L'imprevisto è l’unica salvezza. L’imprevisto è un fatto che non dipende da nessun antecedente, che non si potrebbe neanche immaginare a partire dal contesto in cui accade: come un’oasi in un deserto. Come le suore di Madre Teresa, che curano dei bambini handicappati sotto le bombe di Baghdad; come la caduta del muro di Berlino, spicconato dopo che il Papa consacrò la Russia al cuore immacolato di Maria. Della guerra in Iraq continuano a riferirci ciò che è prevedibile: le bombe, i morti, la devastazione generale. La descrizione di questi fatti - soprattutto dalle immagini della televisione - genera una profonda pietà, una profonda impotenza, spesso una disperazione profonda: che non ci sia più niente da fare. La speranza, invece, è il sentimento più umano che ci sia, perché dice dell’istinto dell’uomo alla sopravvivenza, non solo: alla sopravvivenza in una realtà amica, positiva.

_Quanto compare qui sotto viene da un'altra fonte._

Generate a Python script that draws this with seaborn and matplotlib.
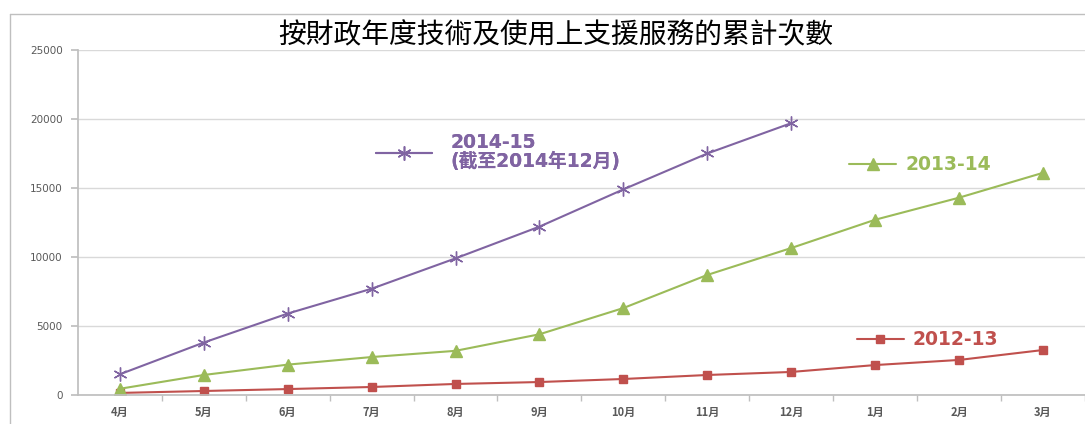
import numpy as np
import pandas as pd
import matplotlib
matplotlib.use('Agg')
import matplotlib.pyplot as plt
from matplotlib.lines import Line2D
import seaborn as sns

# 數據（由圖表讀取的估計值）
months = ['4月', '5月', '6月', '7月', '8月', '9月', '10月', '11月', '12月', '1月', '2月', '3月']
fy_2012_13 = [150, 290, 430, 580, 800, 940, 1160, 1450, 1670, 2170, 2540, 3260]
fy_2013_14 = [450, 1450, 2200, 2750, 3200, 4400, 6300, 8700, 10650, 12700, 14300, 16100]
fy_2014_15 = [1500, 3800, 5900, 7700, 9900, 12200, 14900, 17500, 19700]

labels = ['2012-13', '2013-14', '2014-15\n(截至2014年12月)']
colors = ['#C0504D', '#9BBB59', '#8064A2']

sns.set_theme(style='white')
plt.rcParams['font.family'] = ['Noto Sans CJK TC', 'DejaVu Sans']

fig = plt.figure(figsize=(10.85, 4.24), dpi=100)
ax = fig.add_axes([77.8 / 1085, 29 / 424, (1085 - 77.8) / 1085, 345 / 424])

series = [fy_2012_13, fy_2013_14, fy_2014_15]
markers = ['s', '^', (6, 2, 0)]
msizes = [6, 8, 10]
handles = []
for vals, col, mk, ms in zip(series, colors, markers, msizes):
    df = pd.DataFrame({'x': np.arange(len(vals)), 'y': vals})
    sns.lineplot(data=df, x='x', y='y', ax=ax, color=col, linewidth=1.5,
                 marker=mk, markersize=ms, markeredgecolor=col,
                 markeredgewidth=1, sort=False)
    handles.append(ax.lines[-1])

ax.set_xlim(-0.5, 11.44)
ax.set_ylim(0, 25000)
ax.set_yticks(np.arange(0, 25001, 5000))
ax.set_xticks(np.arange(len(months)))
ax.set_xticklabels(months)
ax.set_xticks(np.arange(len(months)) + 0.5, minor=True)
ax.set_xlabel('')
ax.set_ylabel('')

ax.yaxis.grid(True, color='#D9D9D9', linewidth=1)
ax.set_axisbelow(True)
for s in ['top', 'right']:
    ax.spines[s].set_visible(False)
ax.spines['left'].set_color('#BFBFBF')
ax.spines['bottom'].set_color('#BFBFBF')

ax.tick_params(axis='x', which='major', length=0, pad=8, labelsize=8, labelcolor='#595959')
ax.tick_params(axis='x', which='minor', length=4, color='#BFBFBF', bottom=True)
ax.tick_params(axis='y', length=5, color='#BFBFBF', left=True, labelsize=7.5,
               labelcolor='#595959', pad=6)
for t in ax.get_xticklabels():
    t.set_fontweight('bold')
for t in ax.get_yticklabels():
    t.set_family('DejaVu Sans')

# 圖例分別放在各線旁
leg_pos = [(8.78, 3986, 2.5, 0.5), (8.69, 16667, 2.5, 0.5), (3.05, 17600, 3.0, 1.0)]
for h, lab, (lx, ly, hl, pad) in zip(handles, labels, leg_pos):
    leg = ax.legend([h], [lab], loc='center left', bbox_to_anchor=(lx, ly),
                    bbox_transform=ax.transData, frameon=False, borderpad=0,
                    borderaxespad=0, handlelength=hl, handletextpad=pad,
                    labelcolor='linecolor', labelspacing=0,
                    prop={'family': ['DejaVu Sans', 'Noto Sans CJK TC'],
                          'weight': 'bold', 'size': 13.5})
    for t in leg.get_texts():
        t.set_linespacing(1.0)
    ax.add_artist(leg)

fig.text(0.512, 0.917, '按財政年度技術及使用上支援服務的累計次數', ha='center', va='center',
         fontsize=20, fontweight='light', color='#000000')

# 外框
fig.add_artist(Line2D([10 / 1085, 10 / 1085], [0, 1 - 14 / 424], color='#BFBFBF', linewidth=1))
fig.add_artist(Line2D([10 / 1085, 1], [1 - 14 / 424, 1 - 14 / 424], color='#BFBFBF', linewidth=1))

fig.savefig('out.png', dpi=100)
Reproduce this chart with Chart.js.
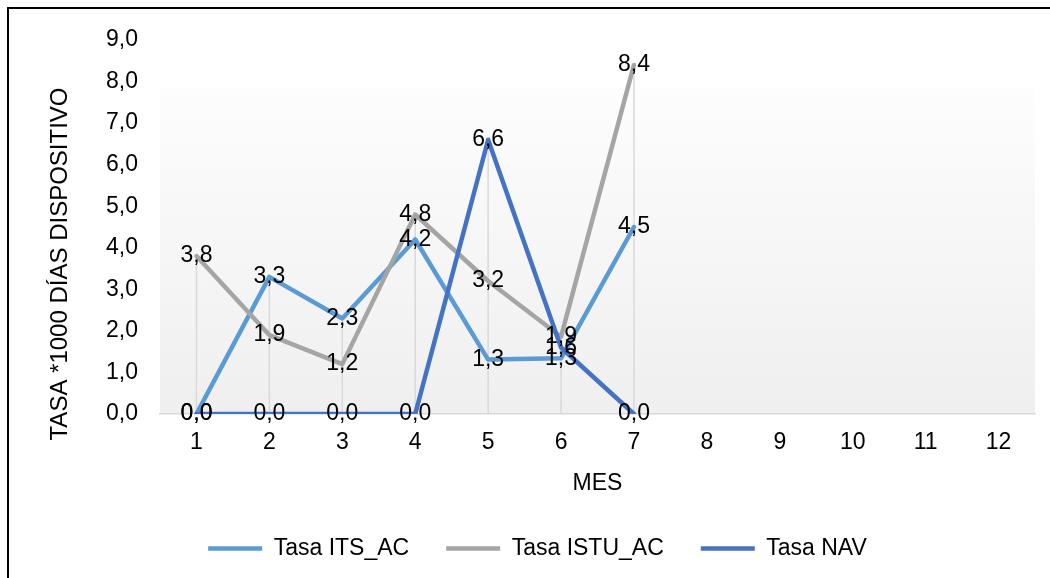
<!DOCTYPE html>
<html lang="es">
<head>
<meta charset="utf-8">
<title>Tasa por mes</title>
<script src="https://cdn.jsdelivr.net/npm/chart.js@4.4.1/dist/chart.umd.min.js"></script>
<style>
  body { margin: 0; background: #fff; }
  .wrap { position: relative; width: 1050px; height: 578px; overflow: hidden; }
  .marco { position: absolute; left: 7px; top: 7px; width: 1100px; height: 700px;
           border-left: 2px solid #000; border-top: 2px solid #000; pointer-events: none; }
</style>
</head>
<body>
<div class="wrap">
  <canvas id="chart" width="1050" height="578"></canvas>
  <div class="marco"></div>
</div>
<script>
// datos
const meses = ['1', '2', '3', '4', '5', '6', '7', '8', '9', '10', '11', '12'];
const tasaITS = [0, 3.3, 2.3, 4.2, 1.31, 1.34, 4.5, null, null, null, null, null];
const tasaISTU = [3.8, 1.9, 1.2, 4.8, 3.2, 1.86, 8.4, null, null, null, null, null];
const tasaNAV = [0, 0, 0, 0, 6.6, 1.6, 0, null, null, null, null, null];

const fmt = v => Number(v).toFixed(1).replace('.', ',');
const FUENTE = '"Liberation Sans", Arial, sans-serif';
Chart.defaults.font.family = FUENTE;
Chart.defaults.color = '#000';

// fondo degradado del area de trazado
const fondoPlot = {
    id: 'fondoPlot',
    beforeDraw(chart) {
        const { ctx, chartArea: a } = chart;
        const top = a.top + 47;
        const g = ctx.createLinearGradient(0, top, 0, a.bottom);
        g.addColorStop(0, '#fdfdfd');
        g.addColorStop(1, '#efefef');
        ctx.save();
        ctx.fillStyle = g;
        ctx.fillRect(a.left, top, a.right - a.left, a.bottom - top);
        ctx.restore();
    }
};

// lineas de caida (del punto mas alto al eje)
const lineasCaida = {
    id: 'lineasCaida',
    beforeDatasetsDraw(chart) {
        const { ctx, scales: { x, y } } = chart;
        ctx.save();
        ctx.strokeStyle = '#d9d9d9';
        ctx.lineWidth = 1.5;
        meses.forEach((m, i) => {
            const vals = [tasaITS[i], tasaISTU[i], tasaNAV[i]].filter(v => v != null);
            if (!vals.length) return;
            const px = x.getPixelForValue(i);
            ctx.beginPath();
            ctx.moveTo(px, y.getPixelForValue(Math.max(...vals)));
            ctx.lineTo(px, y.getPixelForValue(0));
            ctx.stroke();
        });
        ctx.restore();
    }
};

// etiquetas de datos centradas en cada punto
const etiquetas = {
    id: 'etiquetas',
    afterDatasetsDraw(chart) {
        const { ctx } = chart;
        ctx.save();
        ctx.font = '23px ' + FUENTE;
        ctx.fillStyle = '#000';
        ctx.textAlign = 'center';
        ctx.textBaseline = 'middle';
        chart.data.datasets.forEach((ds, di) => {
            chart.getDatasetMeta(di).data.forEach((pt, i) => {
                const v = ds.data[i];
                if (v == null) return;
                ctx.fillText(fmt(v), pt.x, pt.y);
            });
        });
        ctx.restore();
    }
};

// titulo del eje vertical
const tituloY = {
    id: 'tituloY',
    afterDraw(chart) {
        const { ctx, chartArea: a } = chart;
        ctx.save();
        ctx.translate(60, a.bottom - 150);
        ctx.rotate(-Math.PI / 2);
        ctx.font = '24px ' + FUENTE;
        ctx.fillStyle = '#000';
        ctx.textAlign = 'center';
        ctx.textBaseline = 'middle';
        ctx.fillText('TASA *1000 DÍAS DISPOSITIVO', 0, 0);
        ctx.restore();
    }
};

const serie = (label, data, color, order) => ({
    label,
    data,
    borderColor: color,
    backgroundColor: color,
    borderWidth: 4.5,
    borderCapStyle: 'round',
    borderJoinStyle: 'round',
    pointRadius: 0,
    tension: 0,
    order,
});

new Chart(document.getElementById('chart'), {
    type: 'line',
    data: {
        labels: meses,
        datasets: [
            serie('Tasa ITS_AC', tasaITS, '#5b9bd5', 3),
            serie('Tasa ISTU_AC', tasaISTU, '#a5a5a5', 2),
            serie('Tasa NAV', tasaNAV, '#4472c4', 1),
        ]
    },
    options: {
        responsive: false,
        animation: false,
        layout: { padding: { top: 40, right: 15, bottom: 8, left: 40 } },
        plugins: {
            legend: {
                position: 'bottom',
                labels: {
                    usePointStyle: true,
                    pointStyle: 'line',
                    pointStyleWidth: 54,
                    padding: 37,
                    color: '#000',
                    font: { size: 23 },
                    sort: (a, b) => a.datasetIndex - b.datasetIndex,
                }
            },
            tooltip: { enabled: false },
        },
        scales: {
            x: {
                offset: true,
                grid: { display: false, drawTicks: false, offset: true },
                border: { display: true, color: '#d9d9d9', width: 1.5 },
                ticks: { color: '#000', font: { size: 23 }, padding: 15, maxRotation: 0, autoSkip: false },
                title: { display: true, text: 'MES', color: '#000', font: { size: 23 }, padding: { top: 0, bottom: 3 } },
                afterFit: s => { s.height = 86; },
            },
            y: {
                min: 0,
                max: 9,
                grid: { display: false, drawTicks: false },
                border: { display: false },
                ticks: { stepSize: 1, color: '#000', font: { size: 23 }, padding: 22, callback: v => fmt(v) },
                afterFit: s => { s.width = 120; },
            }
        }
    },
    plugins: [fondoPlot, lineasCaida, etiquetas, tituloY]
});
</script>
</body>
</html>
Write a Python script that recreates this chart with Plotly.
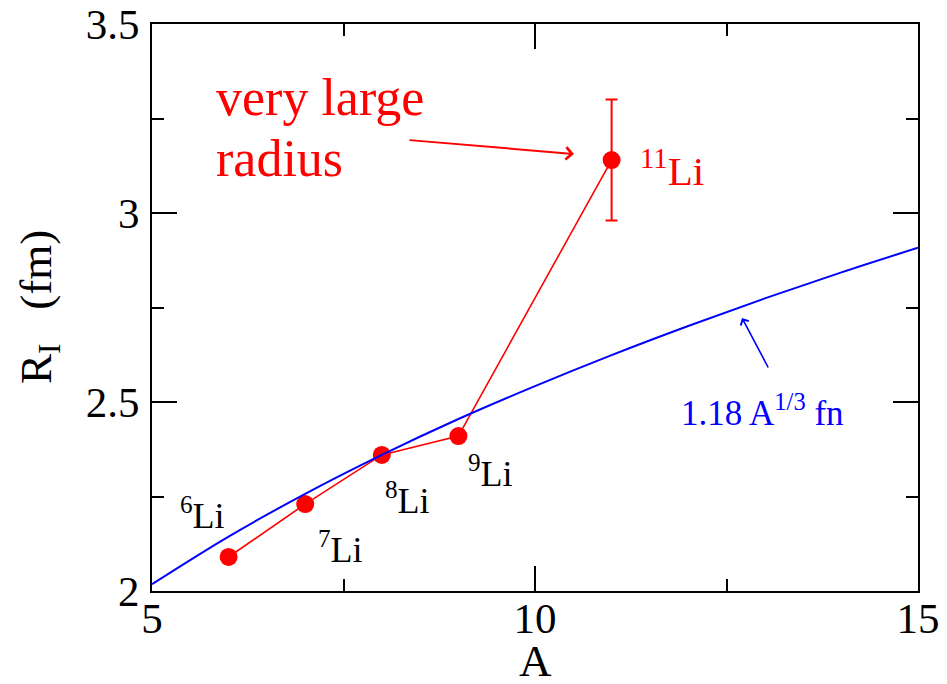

A cosa serve pregare la Madonna? Perché è già accaduto che abbia fatto miracoli. A cosa serve che 4 suore rischino la propria vita e quella di coloro che stanno accudendo? Perché il piegarsi su chi ha bisogno commuove il cuore dell’uomo e può anche fermare la spada, per pietà. L’imprevisto, piuttosto che la lucidità dei comandanti della guerra, dovrebbe essere invocato dai soldati nelle loro preghiere. Un miracolo è quello che serve.


Giudicare questa guerra adesso non può più limitarsi a una critica - seppur giusta - sulla sua irragionevolezza, ma deve essere una mossa di pietà e di commozione verso coloro che vi stanno morendo. Come ha detto Monsignor Cordes sabato 29 marzo all’incontro promosso dalla CdO: «Noi stessi abbiamo un ruolo in questo evento. Lasciamoci smuovere dal dolore di quelle facce che la televisione ci porta in casa».


La fine di questo conflitto è prevedibilmente a favore degli anglo-americani; la pietà per la fine dei soldati anglo-americani e degli iracheni è ciò che, imprevedibilmente, può cambiare tutto.